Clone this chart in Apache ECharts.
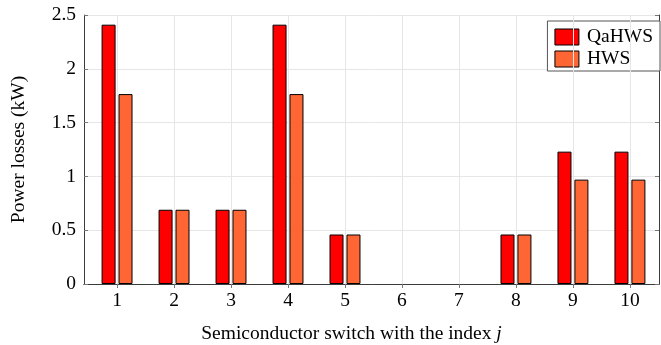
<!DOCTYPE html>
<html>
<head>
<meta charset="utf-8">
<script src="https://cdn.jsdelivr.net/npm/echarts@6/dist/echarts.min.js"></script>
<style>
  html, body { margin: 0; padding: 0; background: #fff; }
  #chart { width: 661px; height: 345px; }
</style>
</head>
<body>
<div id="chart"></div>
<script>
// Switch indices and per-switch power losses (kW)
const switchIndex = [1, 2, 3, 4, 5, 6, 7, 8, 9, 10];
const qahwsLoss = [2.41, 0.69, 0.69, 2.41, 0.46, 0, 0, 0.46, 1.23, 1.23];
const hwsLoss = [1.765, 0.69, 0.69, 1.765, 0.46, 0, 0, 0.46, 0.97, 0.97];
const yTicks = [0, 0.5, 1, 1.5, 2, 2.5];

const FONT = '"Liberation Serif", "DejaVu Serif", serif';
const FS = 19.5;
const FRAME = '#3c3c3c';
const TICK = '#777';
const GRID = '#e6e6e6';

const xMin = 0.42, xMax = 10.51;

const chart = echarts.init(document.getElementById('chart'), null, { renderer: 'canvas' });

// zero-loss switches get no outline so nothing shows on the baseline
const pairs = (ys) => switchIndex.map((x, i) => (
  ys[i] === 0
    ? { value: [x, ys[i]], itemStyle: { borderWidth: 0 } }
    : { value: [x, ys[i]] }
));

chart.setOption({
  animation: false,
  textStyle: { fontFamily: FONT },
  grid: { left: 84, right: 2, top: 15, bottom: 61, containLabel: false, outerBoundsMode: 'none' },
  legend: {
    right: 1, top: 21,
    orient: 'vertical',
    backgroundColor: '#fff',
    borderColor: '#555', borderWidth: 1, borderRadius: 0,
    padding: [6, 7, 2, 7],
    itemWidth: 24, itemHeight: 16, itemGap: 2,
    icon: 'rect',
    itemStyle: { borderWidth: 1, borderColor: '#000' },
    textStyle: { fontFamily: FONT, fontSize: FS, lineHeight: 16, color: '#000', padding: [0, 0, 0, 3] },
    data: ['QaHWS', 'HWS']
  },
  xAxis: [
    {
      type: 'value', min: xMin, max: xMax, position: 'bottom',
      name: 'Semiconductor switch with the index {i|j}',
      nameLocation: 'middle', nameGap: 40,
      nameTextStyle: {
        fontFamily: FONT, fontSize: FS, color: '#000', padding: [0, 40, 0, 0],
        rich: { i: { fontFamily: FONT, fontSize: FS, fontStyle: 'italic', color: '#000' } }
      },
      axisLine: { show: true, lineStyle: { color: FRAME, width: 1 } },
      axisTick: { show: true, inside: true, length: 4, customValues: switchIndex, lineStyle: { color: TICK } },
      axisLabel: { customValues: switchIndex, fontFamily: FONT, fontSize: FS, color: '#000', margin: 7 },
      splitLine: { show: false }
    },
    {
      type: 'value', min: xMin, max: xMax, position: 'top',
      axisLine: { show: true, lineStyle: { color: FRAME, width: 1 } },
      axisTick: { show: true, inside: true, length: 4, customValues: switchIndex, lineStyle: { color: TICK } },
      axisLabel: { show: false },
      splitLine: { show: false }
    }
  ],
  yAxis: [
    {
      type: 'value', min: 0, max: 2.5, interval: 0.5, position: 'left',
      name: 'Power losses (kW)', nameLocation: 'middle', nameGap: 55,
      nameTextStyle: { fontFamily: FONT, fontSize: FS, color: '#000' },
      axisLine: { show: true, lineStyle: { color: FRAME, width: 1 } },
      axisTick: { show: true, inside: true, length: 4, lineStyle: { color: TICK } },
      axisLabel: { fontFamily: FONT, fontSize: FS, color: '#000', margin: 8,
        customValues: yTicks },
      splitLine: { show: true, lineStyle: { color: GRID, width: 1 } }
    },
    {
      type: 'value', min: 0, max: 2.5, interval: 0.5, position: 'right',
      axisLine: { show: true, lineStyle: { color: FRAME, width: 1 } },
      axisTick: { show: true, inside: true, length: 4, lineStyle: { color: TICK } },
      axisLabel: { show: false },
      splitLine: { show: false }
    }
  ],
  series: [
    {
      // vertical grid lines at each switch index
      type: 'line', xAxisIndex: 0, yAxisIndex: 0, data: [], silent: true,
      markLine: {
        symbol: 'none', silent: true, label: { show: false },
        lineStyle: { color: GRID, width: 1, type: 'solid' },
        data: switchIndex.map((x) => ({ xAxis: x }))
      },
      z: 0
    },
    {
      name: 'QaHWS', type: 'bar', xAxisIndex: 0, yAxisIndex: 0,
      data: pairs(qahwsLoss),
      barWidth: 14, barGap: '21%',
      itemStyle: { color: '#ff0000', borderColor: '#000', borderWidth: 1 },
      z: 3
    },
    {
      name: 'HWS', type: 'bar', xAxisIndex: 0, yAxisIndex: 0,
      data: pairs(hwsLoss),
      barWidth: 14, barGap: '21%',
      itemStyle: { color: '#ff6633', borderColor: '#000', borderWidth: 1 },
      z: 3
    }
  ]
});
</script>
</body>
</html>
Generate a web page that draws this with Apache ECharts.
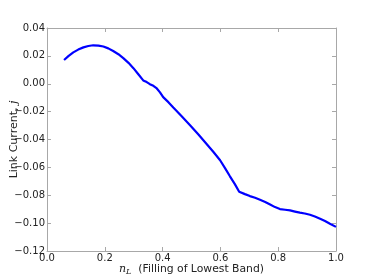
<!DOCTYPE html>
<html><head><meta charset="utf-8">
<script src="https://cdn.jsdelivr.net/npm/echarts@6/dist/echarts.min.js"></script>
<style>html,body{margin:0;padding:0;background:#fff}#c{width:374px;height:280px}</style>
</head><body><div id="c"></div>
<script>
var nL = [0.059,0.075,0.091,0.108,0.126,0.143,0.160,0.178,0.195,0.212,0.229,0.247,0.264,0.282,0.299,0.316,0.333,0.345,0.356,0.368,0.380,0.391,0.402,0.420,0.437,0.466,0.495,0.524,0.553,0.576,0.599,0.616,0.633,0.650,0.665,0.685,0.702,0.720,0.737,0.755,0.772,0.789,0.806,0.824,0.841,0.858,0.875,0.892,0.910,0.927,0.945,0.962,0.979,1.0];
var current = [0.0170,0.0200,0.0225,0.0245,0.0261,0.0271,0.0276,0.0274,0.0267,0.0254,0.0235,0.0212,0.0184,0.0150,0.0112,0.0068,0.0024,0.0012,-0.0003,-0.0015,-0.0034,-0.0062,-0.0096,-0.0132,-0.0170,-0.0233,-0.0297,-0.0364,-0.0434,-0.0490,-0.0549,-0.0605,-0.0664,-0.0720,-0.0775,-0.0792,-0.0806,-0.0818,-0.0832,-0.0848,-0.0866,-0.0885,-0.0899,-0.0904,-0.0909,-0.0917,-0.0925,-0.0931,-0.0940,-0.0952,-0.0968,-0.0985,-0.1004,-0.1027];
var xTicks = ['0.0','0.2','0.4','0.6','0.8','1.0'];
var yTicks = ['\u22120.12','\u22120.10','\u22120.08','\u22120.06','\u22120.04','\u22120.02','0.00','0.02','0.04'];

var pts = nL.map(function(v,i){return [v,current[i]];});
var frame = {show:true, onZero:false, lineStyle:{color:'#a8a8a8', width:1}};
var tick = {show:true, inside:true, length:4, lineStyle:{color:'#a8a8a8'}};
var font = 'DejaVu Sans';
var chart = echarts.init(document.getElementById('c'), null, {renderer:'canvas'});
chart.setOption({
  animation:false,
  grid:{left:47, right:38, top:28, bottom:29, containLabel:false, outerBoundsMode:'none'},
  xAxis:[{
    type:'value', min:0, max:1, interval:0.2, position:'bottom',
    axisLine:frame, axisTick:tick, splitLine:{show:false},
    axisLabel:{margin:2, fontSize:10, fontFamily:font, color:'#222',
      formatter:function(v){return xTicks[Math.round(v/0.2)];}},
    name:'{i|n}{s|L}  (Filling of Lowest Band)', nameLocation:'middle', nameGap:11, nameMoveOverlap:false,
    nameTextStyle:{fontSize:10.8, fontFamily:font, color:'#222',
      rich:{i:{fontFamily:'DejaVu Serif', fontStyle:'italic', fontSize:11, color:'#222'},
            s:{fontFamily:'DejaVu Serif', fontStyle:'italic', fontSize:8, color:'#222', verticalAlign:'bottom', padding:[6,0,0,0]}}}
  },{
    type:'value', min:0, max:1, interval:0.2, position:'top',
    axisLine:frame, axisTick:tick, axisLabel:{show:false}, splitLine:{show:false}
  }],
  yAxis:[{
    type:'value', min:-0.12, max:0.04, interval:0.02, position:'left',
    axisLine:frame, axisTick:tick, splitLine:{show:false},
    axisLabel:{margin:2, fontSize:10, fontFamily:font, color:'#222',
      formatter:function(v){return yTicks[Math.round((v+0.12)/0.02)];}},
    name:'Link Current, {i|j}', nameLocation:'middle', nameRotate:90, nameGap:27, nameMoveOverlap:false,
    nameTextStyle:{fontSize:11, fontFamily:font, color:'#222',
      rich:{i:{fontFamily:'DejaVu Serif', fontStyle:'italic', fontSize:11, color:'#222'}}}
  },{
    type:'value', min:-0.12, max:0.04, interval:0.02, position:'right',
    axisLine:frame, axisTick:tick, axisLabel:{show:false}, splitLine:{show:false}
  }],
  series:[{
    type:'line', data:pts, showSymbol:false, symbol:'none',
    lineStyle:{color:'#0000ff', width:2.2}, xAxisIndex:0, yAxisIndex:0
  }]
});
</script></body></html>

What you are asked to do >> Can the lines from the start of the records through the line with "const GRID = '#e6e6e6';" be given again exactly, with the pictures left out?

Written response >>
Clone this chart in Apache ECharts.
<!DOCTYPE html>
<html>
<head>
<meta charset="utf-8">
<script src="https://cdn.jsdelivr.net/npm/echarts@6/dist/echarts.min.js"></script>
<style>
  html, body { margin: 0; padding: 0; background: #fff; }
  #chart { width: 661px; height: 345px; }
</style>
</head>
<body>
<div id="chart"></div>
<script>
// Switch indices and per-switch power losses (kW)
const switchIndex = [1, 2, 3, 4, 5, 6, 7, 8, 9, 10];
const qahwsLoss = [2.41, 0.69, 0.69, 2.41, 0.46, 0, 0, 0.46, 1.23, 1.23];
const hwsLoss = [1.765, 0.69, 0.69, 1.765, 0.46, 0, 0, 0.46, 0.97, 0.97];
const yTicks = [0, 0.5, 1, 1.5, 2, 2.5];

const FONT = '"Liberation Serif", "DejaVu Serif", serif';
const FS = 19.5;
const FRAME = '#3c3c3c';
const TICK = '#777';
const GRID = '#e6e6e6';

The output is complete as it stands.